■ Material provided ■
··········
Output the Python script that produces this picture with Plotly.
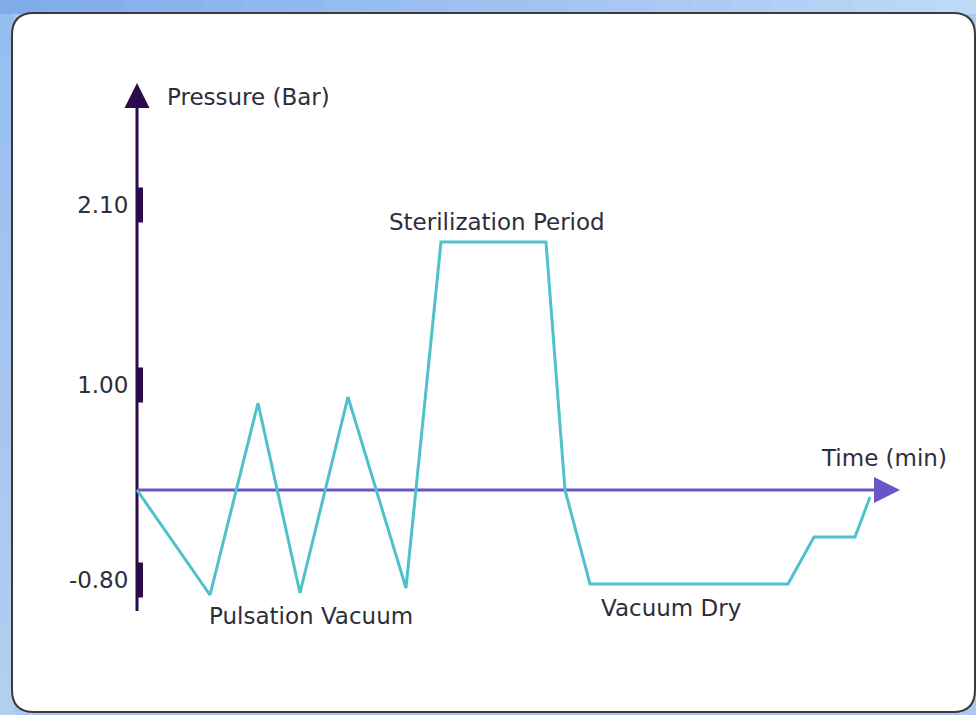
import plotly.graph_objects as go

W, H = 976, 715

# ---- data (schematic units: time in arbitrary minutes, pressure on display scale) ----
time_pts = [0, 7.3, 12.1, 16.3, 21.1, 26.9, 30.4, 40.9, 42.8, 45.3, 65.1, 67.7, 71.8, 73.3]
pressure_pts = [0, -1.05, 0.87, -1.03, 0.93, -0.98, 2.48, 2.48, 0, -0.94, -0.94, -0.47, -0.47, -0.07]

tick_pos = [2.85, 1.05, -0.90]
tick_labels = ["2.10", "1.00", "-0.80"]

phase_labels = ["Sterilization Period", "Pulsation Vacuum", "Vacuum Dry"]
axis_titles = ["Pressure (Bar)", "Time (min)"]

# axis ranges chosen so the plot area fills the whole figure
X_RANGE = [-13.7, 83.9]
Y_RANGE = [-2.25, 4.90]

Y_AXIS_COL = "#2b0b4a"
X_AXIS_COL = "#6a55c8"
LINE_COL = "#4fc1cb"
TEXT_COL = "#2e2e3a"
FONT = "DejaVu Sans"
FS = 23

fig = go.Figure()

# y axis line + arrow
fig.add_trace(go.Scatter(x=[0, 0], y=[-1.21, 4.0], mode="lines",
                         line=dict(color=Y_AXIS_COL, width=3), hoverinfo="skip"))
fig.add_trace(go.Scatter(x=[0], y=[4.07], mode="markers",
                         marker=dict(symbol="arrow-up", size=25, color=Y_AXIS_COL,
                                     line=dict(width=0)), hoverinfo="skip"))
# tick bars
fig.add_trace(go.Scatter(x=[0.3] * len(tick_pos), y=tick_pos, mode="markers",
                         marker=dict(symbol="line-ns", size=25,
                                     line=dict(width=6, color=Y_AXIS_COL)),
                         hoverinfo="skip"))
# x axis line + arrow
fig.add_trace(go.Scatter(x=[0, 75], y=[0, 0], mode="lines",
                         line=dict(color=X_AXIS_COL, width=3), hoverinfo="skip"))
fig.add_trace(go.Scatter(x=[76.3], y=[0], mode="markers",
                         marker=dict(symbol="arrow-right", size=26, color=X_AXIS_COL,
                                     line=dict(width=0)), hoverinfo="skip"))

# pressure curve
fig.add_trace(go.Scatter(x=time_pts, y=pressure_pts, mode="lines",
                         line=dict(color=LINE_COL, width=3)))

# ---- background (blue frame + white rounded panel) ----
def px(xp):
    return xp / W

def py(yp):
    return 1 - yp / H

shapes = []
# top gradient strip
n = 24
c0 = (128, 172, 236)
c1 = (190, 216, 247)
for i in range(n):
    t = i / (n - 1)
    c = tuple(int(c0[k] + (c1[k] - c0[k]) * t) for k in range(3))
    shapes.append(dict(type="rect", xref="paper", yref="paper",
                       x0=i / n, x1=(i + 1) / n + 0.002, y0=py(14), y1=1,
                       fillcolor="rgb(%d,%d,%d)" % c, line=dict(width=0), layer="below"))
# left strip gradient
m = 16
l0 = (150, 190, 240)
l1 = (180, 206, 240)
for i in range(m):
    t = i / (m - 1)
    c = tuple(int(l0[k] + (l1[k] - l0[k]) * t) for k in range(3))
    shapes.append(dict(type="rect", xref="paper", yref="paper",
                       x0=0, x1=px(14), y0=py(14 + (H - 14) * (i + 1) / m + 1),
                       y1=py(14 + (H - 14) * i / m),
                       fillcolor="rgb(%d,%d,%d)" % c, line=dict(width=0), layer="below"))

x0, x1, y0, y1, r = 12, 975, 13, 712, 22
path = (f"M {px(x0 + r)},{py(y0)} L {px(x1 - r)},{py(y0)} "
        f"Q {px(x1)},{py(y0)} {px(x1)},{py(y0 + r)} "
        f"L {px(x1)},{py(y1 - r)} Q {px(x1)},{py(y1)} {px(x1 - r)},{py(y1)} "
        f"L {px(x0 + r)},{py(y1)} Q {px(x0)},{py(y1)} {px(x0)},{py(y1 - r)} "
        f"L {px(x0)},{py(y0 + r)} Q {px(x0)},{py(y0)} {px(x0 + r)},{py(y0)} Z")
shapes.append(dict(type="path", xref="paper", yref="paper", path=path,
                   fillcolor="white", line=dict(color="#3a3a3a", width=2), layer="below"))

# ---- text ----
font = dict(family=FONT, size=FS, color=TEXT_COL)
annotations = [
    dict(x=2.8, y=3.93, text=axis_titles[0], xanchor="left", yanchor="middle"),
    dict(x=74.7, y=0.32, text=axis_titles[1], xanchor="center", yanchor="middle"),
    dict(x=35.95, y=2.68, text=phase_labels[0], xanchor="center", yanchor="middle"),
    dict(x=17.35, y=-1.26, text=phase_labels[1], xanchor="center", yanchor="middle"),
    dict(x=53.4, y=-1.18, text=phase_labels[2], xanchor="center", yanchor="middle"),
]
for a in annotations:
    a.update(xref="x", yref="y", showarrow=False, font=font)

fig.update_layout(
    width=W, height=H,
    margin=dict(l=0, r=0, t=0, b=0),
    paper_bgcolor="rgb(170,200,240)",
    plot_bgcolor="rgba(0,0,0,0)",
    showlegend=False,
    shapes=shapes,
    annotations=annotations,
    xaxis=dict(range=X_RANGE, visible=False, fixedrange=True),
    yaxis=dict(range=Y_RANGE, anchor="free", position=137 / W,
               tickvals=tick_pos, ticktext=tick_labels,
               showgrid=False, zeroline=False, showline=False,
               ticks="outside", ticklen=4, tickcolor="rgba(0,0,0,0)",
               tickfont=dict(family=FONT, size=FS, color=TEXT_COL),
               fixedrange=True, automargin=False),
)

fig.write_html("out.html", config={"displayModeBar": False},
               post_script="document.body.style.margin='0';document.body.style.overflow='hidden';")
··········
■ Do this ■
Quote each line of the listing exactly, but leave the pictures out.

■ Task solution ■
Output the Python script that produces this picture with Plotly.
import plotly.graph_objects as go

W, H = 976, 715

# ---- data (schematic units: time in arbitrary minutes, pressure on display scale) ----
time_pts = [0, 7.3, 12.1, 16.3, 21.1, 26.9, 30.4, 40.9, 42.8, 45.3, 65.1, 67.7, 71.8, 73.3]
pressure_pts = [0, -1.05, 0.87, -1.03, 0.93, -0.98, 2.48, 2.48, 0, -0.94, -0.94, -0.47, -0.47, -0.07]

tick_pos = [2.85, 1.05, -0.90]
tick_labels = ["2.10", "1.00", "-0.80"]

phase_labels = ["Sterilization Period", "Pulsation Vacuum", "Vacuum Dry"]
axis_titles = ["Pressure (Bar)", "Time (min)"]

# axis ranges chosen so the plot area fills the whole figure
X_RANGE = [-13.7, 83.9]
Y_RANGE = [-2.25, 4.90]

Y_AXIS_COL = "#2b0b4a"
X_AXIS_COL = "#6a55c8"
LINE_COL = "#4fc1cb"
TEXT_COL = "#2e2e3a"
FONT = "DejaVu Sans"
FS = 23

fig = go.Figure()

# y axis line + arrow
fig.add_trace(go.Scatter(x=[0, 0], y=[-1.21, 4.0], mode="lines",
                         line=dict(color=Y_AXIS_COL, width=3), hoverinfo="skip"))
fig.add_trace(go.Scatter(x=[0], y=[4.07], mode="markers",
                         marker=dict(symbol="arrow-up", size=25, color=Y_AXIS_COL,
                                     line=dict(width=0)), hoverinfo="skip"))
# tick bars
fig.add_trace(go.Scatter(x=[0.3] * len(tick_pos), y=tick_pos, mode="markers",
                         marker=dict(symbol="line-ns", size=25,
                                     line=dict(width=6, color=Y_AXIS_COL)),
                         hoverinfo="skip"))
# x axis line + arrow
fig.add_trace(go.Scatter(x=[0, 75], y=[0, 0], mode="lines",
                         line=dict(color=X_AXIS_COL, width=3), hoverinfo="skip"))
fig.add_trace(go.Scatter(x=[76.3], y=[0], mode="markers",
                         marker=dict(symbol="arrow-right", size=26, color=X_AXIS_COL,
                                     line=dict(width=0)), hoverinfo="skip"))

# pressure curve
fig.add_trace(go.Scatter(x=time_pts, y=pressure_pts, mode="lines",
                         line=dict(color=LINE_COL, width=3)))

# ---- background (blue frame + white rounded panel) ----
def px(xp):
    return xp / W

def py(yp):
    return 1 - yp / H

shapes = []
# top gradient strip
n = 24
c0 = (128, 172, 236)
c1 = (190, 216, 247)
for i in range(n):
    t = i / (n - 1)
    c = tuple(int(c0[k] + (c1[k] - c0[k]) * t) for k in range(3))
    shapes.append(dict(type="rect", xref="paper", yref="paper",
                       x0=i / n, x1=(i + 1) / n + 0.002, y0=py(14), y1=1,
                       fillcolor="rgb(%d,%d,%d)" % c, line=dict(width=0), layer="below"))
# left strip gradient
m = 16
l0 = (150, 190, 240)
l1 = (180, 206, 240)
for i in range(m):
    t = i / (m - 1)
    c = tuple(int(l0[k] + (l1[k] - l0[k]) * t) for k in range(3))
    shapes.append(dict(type="rect", xref="paper", yref="paper",
                       x0=0, x1=px(14), y0=py(14 + (H - 14) * (i + 1) / m + 1),
                       y1=py(14 + (H - 14) * i / m),
                       fillcolor="rgb(%d,%d,%d)" % c, line=dict(width=0), layer="below"))

x0, x1, y0, y1, r = 12, 975, 13, 712, 22
path = (f"M {px(x0 + r)},{py(y0)} L {px(x1 - r)},{py(y0)} "
        f"Q {px(x1)},{py(y0)} {px(x1)},{py(y0 + r)} "
        f"L {px(x1)},{py(y1 - r)} Q {px(x1)},{py(y1)} {px(x1 - r)},{py(y1)} "
        f"L {px(x0 + r)},{py(y1)} Q {px(x0)},{py(y1)} {px(x0)},{py(y1 - r)} "
        f"L {px(x0)},{py(y0 + r)} Q {px(x0)},{py(y0)} {px(x0 + r)},{py(y0)} Z")
shapes.append(dict(type="path", xref="paper", yref="paper", path=path,
                   fillcolor="white", line=dict(color="#3a3a3a", width=2), layer="below"))

# ---- text ----
font = dict(family=FONT, size=FS, color=TEXT_COL)
annotations = [
    dict(x=2.8, y=3.93, text=axis_titles[0], xanchor="left", yanchor="middle"),
    dict(x=74.7, y=0.32, text=axis_titles[1], xanchor="center", yanchor="middle"),
    dict(x=35.95, y=2.68, text=phase_labels[0], xanchor="center", yanchor="middle"),
    dict(x=17.35, y=-1.26, text=phase_labels[1], xanchor="center", yanchor="middle"),
    dict(x=53.4, y=-1.18, text=phase_labels[2], xanchor="center", yanchor="middle"),
]
for a in annotations:
    a.update(xref="x", yref="y", showarrow=False, font=font)

fig.update_layout(
    width=W, height=H,
    margin=dict(l=0, r=0, t=0, b=0),
    paper_bgcolor="rgb(170,200,240)",
    plot_bgcolor="rgba(0,0,0,0)",
    showlegend=False,
    shapes=shapes,
    annotations=annotations,
    xaxis=dict(range=X_RANGE, visible=False, fixedrange=True),
    yaxis=dict(range=Y_RANGE, anchor="free", position=137 / W,
               tickvals=tick_pos, ticktext=tick_labels,
               showgrid=False, zeroline=False, showline=False,
               ticks="outside", ticklen=4, tickcolor="rgba(0,0,0,0)",
               tickfont=dict(family=FONT, size=FS, color=TEXT_COL),
               fixedrange=True, automargin=False),
)

fig.write_html("out.html", config={"displayModeBar": False},
               post_script="document.body.style.margin='0';document.body.style.overflow='hidden';")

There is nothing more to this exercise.